5. The trial court held that the circumstances 1,3,8 and 11 were proved and
presented a complete chain of circumstances which established the guilt of the
accused. The High Court found that circumstances 8 and 11 have not been
established by cogent evidence. So far as the alleged last scene is concerned, the
High Court found that the circumstances of last scene together do not by itself
necessarily lead to the inference that it was the accused who committed the crime.
There must be something more establishing connectivity between the accused and
the crime. There must be cases where on account of close proximity of place and
time between the event of accused having been last seen with the accused and the
factum of death a rational mind may be persuaded to reach an irresistible conclusion
that either the accused should explain how and in what circumstances the victim
suffered the death or should own the liability for the homicide.

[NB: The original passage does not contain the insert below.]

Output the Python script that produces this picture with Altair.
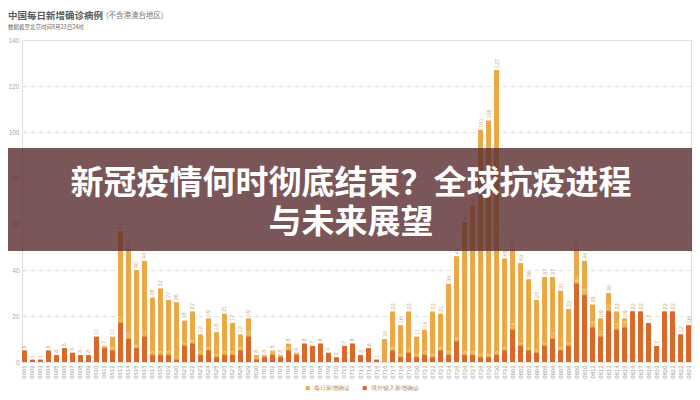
import altair as alt
import pandas as pd

dates = (["06%02d" % d for d in range(1, 31)] +
         ["07%02d" % d for d in range(1, 32)] +
         ["08%02d" % d for d in range(1, 24)])

totals = [5, 1, 1, 5, 3, 6, 4, 3, 3, 11,
          7, 11, 57, 49, 40, 44, 28, 32, 27, 26,
          18, 22, 12, 19, 13, 21, 17, 12, 19, 3,
          3, 5, 3, 8, 4, 8, 7, 8, 4, 2,
          7, 8, 3, 6, 1, 10, 22, 16, 22, 11,
          14, 22, 21, 34, 46, 61, 68, 101, 105, 127,
          45, 49, 43, 36, 27, 37, 37, 31, 23, 49,
          44, 25, 19, 30, 22, 19, 22, 22, 17, 7,
          22, 22, 12, 16]

imported = [5, 1, 1, 5, 3, 6, 4, 3, 3, 11,
            6, 5, 17, 10, 6, 11, 3, 3, 3, 1,
            7, 8, 3, 5, 2, 3, 3, 5, 11, 1,
            2, 3, 2, 5, 3, 8, 7, 8, 4, 2,
            7, 8, 3, 6, 1, 0, 5, 2, 4, 2,
            3, 2, 5, 3, 9, 3, 3, 2, 2, 3,
            5, 14, 7, 5, 4, 7, 10, 5, 7, 34,
            29, 15, 11, 22, 14, 15, 22, 22, 17, 7,
            22, 22, 12, 16]

series_names = ["每日新增确诊", "境外输入新增确诊"]
series_colors = ["#E9A944", "#D8692A"]
y_ticks = [0, 20, 40, 60, 80, 100, 120, 140]

title_main = ["中国每日新增确诊病例"]
title_note = ["(不含港澳台地区)"]
title_sub = ["数据截至北京时间8月23日24时"]
banner_lines = ["新冠疫情何时彻底结束？全球抗疫进程", "与未来展望"]

n = len(dates)
df = pd.DataFrame({
    "date": dates + dates,
    "series": [series_names[0]] * n + [series_names[1]] * n,
    "value": totals + imported,
    "ord": [0] * n + [1] * n,
})
lab_tot = pd.DataFrame({"date": dates, "value": totals})
lab_imp = pd.DataFrame({"date": dates, "value": imported, "total": totals})
lab_imp = lab_imp[(lab_imp["value"] > 0) & (lab_imp["value"] < lab_imp["total"])]

xenc = alt.X("date:N", sort=dates,
             scale=alt.Scale(paddingInner=0.38, paddingOuter=0),
             axis=alt.Axis(title=None, labelAngle=270, labelFontSize=6,
                           labelColor="#9a9a9a", ticks=False, domain=False,
                           labelPadding=3, labelFont="Liberation Sans"))
yscale = alt.Scale(domain=[0, 140], nice=False)

bars = alt.Chart(df).mark_bar().encode(
    x=xenc,
    y=alt.Y("value:Q", stack=None, scale=yscale,
            axis=alt.Axis(title=None, values=y_ticks, grid=True,
                          gridDash=[5, 3], gridColor="#e2e2e2",
                          domain=False, ticks=False, labelFontSize=6.5,
                          labelColor="#a8a8a8", labelPadding=3,
                          labelFont="Liberation Sans")),
    color=alt.Color("series:N",
                    scale=alt.Scale(domain=series_names, range=series_colors),
                    legend=alt.Legend(title=None, orient="none", legendX=283,
                                      legendY=345, direction="horizontal",
                                      symbolType="square", symbolSize=16,
                                      labelFontSize=5.5, labelColor="#b58a5a",
                                      columnPadding=12, labelOffset=3,
                                      symbolStrokeWidth=0)),
    order=alt.Order("ord:Q"),
)

tot_text = alt.Chart(lab_tot).mark_text(
    angle=270, align="left", baseline="middle", dx=2, fontSize=5.5,
    color="#c9a676", font="Liberation Sans"
).encode(x=alt.X("date:N", sort=dates), y=alt.Y("value:Q", scale=yscale),
         text="value:Q")

imp_text = alt.Chart(lab_imp).mark_text(
    angle=270, align="left", baseline="middle", dx=1, fontSize=5.5,
    color="#f6dcb6", font="Liberation Sans"
).encode(x=alt.X("date:N", sort=dates), y=alt.Y("value:Q", scale=yscale),
         text="value:Q")

banner = alt.Chart(pd.DataFrame({"a": [0]})).mark_rect(
    color="rgb(90,44,46)", opacity=0.8
).encode(x=alt.value(-14), x2=alt.value(670), y=alt.value(108), y2=alt.value(211))

banner_txt = alt.Chart(pd.DataFrame({"t": ["\n".join(banner_lines)]})).mark_text(
    font="Noto Sans CJK SC", fontWeight="bold", fontSize=33, lineBreak="\n",
    lineHeight=39, color="white", align="center", baseline="middle"
).encode(x=alt.value(329), y=alt.value(144), text="t:N")

t1 = alt.Chart(pd.DataFrame({"t": title_main})).mark_text(
    font="Noto Sans CJK SC", fontWeight="bold", fontSize=9.5, color="#5a5a5a",
    align="left", baseline="middle"
).encode(x=alt.value(-14), y=alt.value(-24), text="t:N")
t2 = alt.Chart(pd.DataFrame({"t": title_note})).mark_text(
    font="Noto Sans CJK SC", fontSize=7.5, color="#777777",
    align="left", baseline="middle"
).encode(x=alt.value(84), y=alt.value(-24), text="t:N")
t3 = alt.Chart(pd.DataFrame({"t": title_sub})).mark_text(
    font="Noto Sans CJK SC", fontSize=5.5, color="#666666",
    align="left", baseline="middle"
).encode(x=alt.value(-14), y=alt.value(-13), text="t:N")

chart = alt.layer(bars, tot_text, imp_text, banner, banner_txt, t1, t2, t3).properties(
    width=669, height=322,
    padding={"left": 14, "top": 32, "right": 1, "bottom": 30},
    autosize=alt.AutoSizeParams(type="none"),
).configure_view(stroke=None).configure(background="white")

chart.save("out.html", embed_options={"renderer": "svg", "actions": False})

6. This Court in Bodhraj @ Bodha and others v. State of Jammu and Kashmir,
2002 (8) SCC 45 held as follows:
“The last seen theory comes into play where the time-gap between the
point of time when the accused and the deceased were last seen alive and
when the deceased is found dead is so small that possibility of any person other
than the accused being the author of the crime becomes impossible. It would be
difficult to some cases, to positively establish that the deceased was last seen
with the accused when there is a long gap and possibility of other person
coming in between exists. in the absence of any other positive evidence to
conclude that the accused and the deceased were last seen together, it would
be hazardous to come to a conclusion of guilt in those cases”
7. The High Court in the instant case found that evidence of PW4 does not
inspire confidence. If he knew around 10 A.M. that no fertiliser was available, there
was no reason as to why he would remain at Moosa Nagar up to 9-10 A.M.
Additionally, if found that there was no probable occasion for the witness to go to
Moosa Nagar for several days when he knew that fertiliser was either not available
or he had purchased fertiliser from the dealer at Rathgaon. So far as the alleged
recovery of weapon is concerned, the High Court noted that PW12 who interrogated
accused had not recorded his disclosure statement. PW7 who is supposed to have
accompanied I.O. and the accused was found to be not believeable.
8. Above being the situation, the impugned judgment of the High Court does not
suffer from any deficiency to warrant interference. The appeal is dismissed. The
bailable warrants executed pursuant to order dated 19.4.2004 stand discharged.